The book has been reviewed in the New York Times and the Washington Post, but he’s pleased to be able to come to Davis County and discuss it.
“I worked in the South Branch while I was in high school,” he said. “So this is a nice homecoming for me.”
Though he describes the general reaction from non-LDS people as “bemusement,” he said that he’s gotten angry e-mails from those both in and out of the religion.
“LDS people have offered to send me Books of Mormon,” he said.
Bowman, however, is already plenty familiar with his faith. In addition to getting his doctoral thesis published, he’s also planning a book comparing Mormonism and Catholicism.
“The arcs are very similar,” he said. “Both are perceived non-American religions that become American.”

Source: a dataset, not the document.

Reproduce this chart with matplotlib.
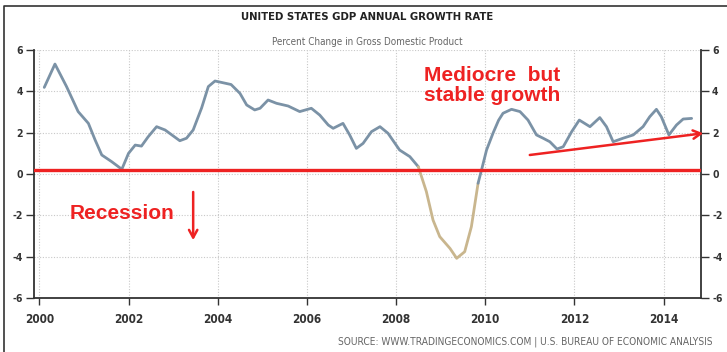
import numpy as np
import matplotlib
matplotlib.use("Agg")
import matplotlib.pyplot as plt
from matplotlib.lines import Line2D

# ---------------- data ----------------
years = [2000.11, 2000.35, 2000.61, 2000.87, 2001.10, 2001.25, 2001.40, 2001.62, 2001.85,
         2002.00, 2002.15, 2002.29, 2002.44, 2002.63, 2002.82, 2003.15, 2003.30, 2003.45,
         2003.64, 2003.79, 2003.94, 2004.30, 2004.50, 2004.65, 2004.83, 2004.95, 2005.13,
         2005.32, 2005.58, 2005.84, 2006.10, 2006.29, 2006.48, 2006.59, 2006.81, 2006.96,
         2007.11, 2007.26, 2007.45, 2007.64, 2007.82, 2008.08, 2008.31, 2008.50, 2008.68,
         2008.83, 2008.98, 2009.21, 2009.36, 2009.54, 2009.69, 2009.84, 2009.93, 2010.03,
         2010.18, 2010.30, 2010.40, 2010.59, 2010.78, 2010.96, 2011.15, 2011.30, 2011.45,
         2011.61, 2011.75, 2011.94, 2012.11, 2012.35, 2012.57, 2012.72, 2012.87, 2013.09,
         2013.32, 2013.54, 2013.69, 2013.84, 2013.95, 2014.12, 2014.29, 2014.44, 2014.63]
growth = [4.19, 5.32, 4.23, 3.02, 2.45, 1.65, 0.92, 0.60, 0.23,
          1.00, 1.40, 1.35, 1.80, 2.29, 2.13, 1.61, 1.73, 2.13,
          3.20, 4.23, 4.50, 4.33, 3.90, 3.34, 3.10, 3.18, 3.58,
          3.42, 3.29, 3.02, 3.18, 2.85, 2.37, 2.21, 2.45, 1.89,
          1.24, 1.48, 2.05, 2.29, 1.97, 1.16, 0.84, 0.35, -0.85,
          -2.23, -3.03, -3.60, -4.08, -3.76, -2.55, -0.45, 0.30, 1.16,
          2.00, 2.60, 2.94, 3.13, 3.02, 2.61, 1.89, 1.73, 1.56,
          1.21, 1.32, 2.05, 2.61, 2.29, 2.73, 2.29, 1.56, 1.73,
          1.89, 2.29, 2.77, 3.13, 2.77, 1.89, 2.37, 2.66, 2.69]
recession_start, recession_end = 2008.50, 2009.84
xtick_years = [2000, 2002, 2004, 2006, 2008, 2010, 2012, 2014]
ytick_vals = [-6, -4, -2, 0, 2, 4, 6]
red_level = 0.2

title = "UNITED STATES GDP ANNUAL GROWTH RATE"
subtitle = "Percent Change in Gross Domestic Product"
source = "SOURCE: WWW.TRADINGECONOMICS.COM | U.S. BUREAU OF ECONOMIC ANALYSIS"

# ---------------- plot ----------------
W, H = 727, 352
fig = plt.figure(figsize=(W / 100, H / 100), dpi=100)
fig.patch.set_facecolor("white")
narrow = ["DejaVu Sans"]
tick_font = dict(family=narrow, fontweight="bold", fontstretch="condensed")

ax = fig.add_axes([34 / W, 1 - 298 / H, (701 - 34) / W, (298 - 50) / H])
ax.set_xlim(1999.88, 2014.84)
ax.set_ylim(-6, 6)

yrs = np.array(years)
g = np.array(growth)
blue = "#7b92a6"
tan = "#c9b68e"
pre = yrs <= recession_start
mid = (yrs >= recession_start) & (yrs <= recession_end)
post = yrs >= recession_end
for m, c in ((pre, blue), (mid, tan), (post, blue)):
    ax.plot(yrs[m], g[m], color=c, lw=2.0, solid_capstyle="round", solid_joinstyle="round", zorder=3)

ax.axhline(red_level, color="#ee2222", lw=2.4, zorder=4)

# grid
ax.set_xticks(xtick_years)
ax.set_yticks(ytick_vals)
ax.grid(True, color="#c8c8c8", linestyle=(0, (1, 1.5)), lw=0.8)
ax.set_axisbelow(True)

for s in ("left", "right", "bottom"):
    ax.spines[s].set_color("#333333")
    ax.spines[s].set_linewidth(1.3)
ax.spines["top"].set_visible(False)

ax.tick_params(axis="x", direction="out", length=5, width=1.0, color="#333333",
               labelsize=8.5, labelcolor="#333333", pad=6)
ax.tick_params(axis="y", direction="out", length=6, width=1.0, color="#333333",
               labelsize=7.5, labelcolor="#333333", pad=2, right=True, labelright=True)
ax.set_xticklabels([str(v) for v in xtick_years], **tick_font)
ax.set_yticklabels([str(v) for v in ytick_vals], **tick_font)

# annotations
ax.text(2000.69, -1.9, "Recession", color="#ee2222", fontsize=15, fontweight="bold",
        family=["Liberation Sans", "DejaVu Sans"], ha="left", va="center", zorder=5)
arrow_style = dict(arrowstyle="->,head_length=0.55,head_width=0.3", color="#ee2222", lw=1.8,
                   shrinkA=0, shrinkB=0)
ax.annotate("", xy=(2003.45, -3.2), xytext=(2003.45, -0.87), arrowprops=arrow_style, zorder=5)
ax.text(2008.63, 4.30, "Mediocre  but\nstable growth", color="#ee2222", fontsize=15, fontweight="bold",
        family=["Liberation Sans", "DejaVu Sans"], ha="left", va="center", linespacing=1.05, zorder=5)
ax.annotate("", xy=(2014.89, 1.97), xytext=(2011.0, 0.92), arrowprops=arrow_style,
            annotation_clip=False, zorder=5)

# titles and source
fig.text(367 / W, 1 - 17 / H, title, ha="center", va="center", fontsize=8.1, color="#222222",
         family=narrow, fontweight="bold", fontstretch="condensed")
fig.text(367 / W, 1 - 42 / H, subtitle, ha="center", va="center", fontsize=7.1, color="#666666",
         family=narrow, fontstretch="condensed")
fig.text(712 / W, 1 - 342 / H, source, ha="right", va="center", fontsize=7.3, color="#666666",
         family=narrow, fontstretch="condensed")

# figure frame (top and left edges)
fig.add_artist(Line2D([4 / W, 4 / W, 1.0], [0.0, 1 - 6 / H, 1 - 6 / H], transform=fig.transFigure,
                      color="#333333", lw=1.2))

fig.savefig("out.png", dpi=100)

Bowman teaches religion at Hampden-Sydney College in Virginia, a small all-male college where he is one of only two Mormons on the faculty. The other is a professor in the political science department, which means the students know very little about the religion.
“Everything they know about Mormonism is from South Park,” Bowman said, adding that it helps make the religion a great study tool. “It’s just unfamiliar enough that we can really look at the nuts and bolts of how a religion works.”
And, hopefully, the motivating force behind it.
“Religion has become unfortunately politicized these days, but I think it’s far more primal than that,” he said. “It’s one of those things that shapes people on such a deep level they don’t even realize they’re being shaped.”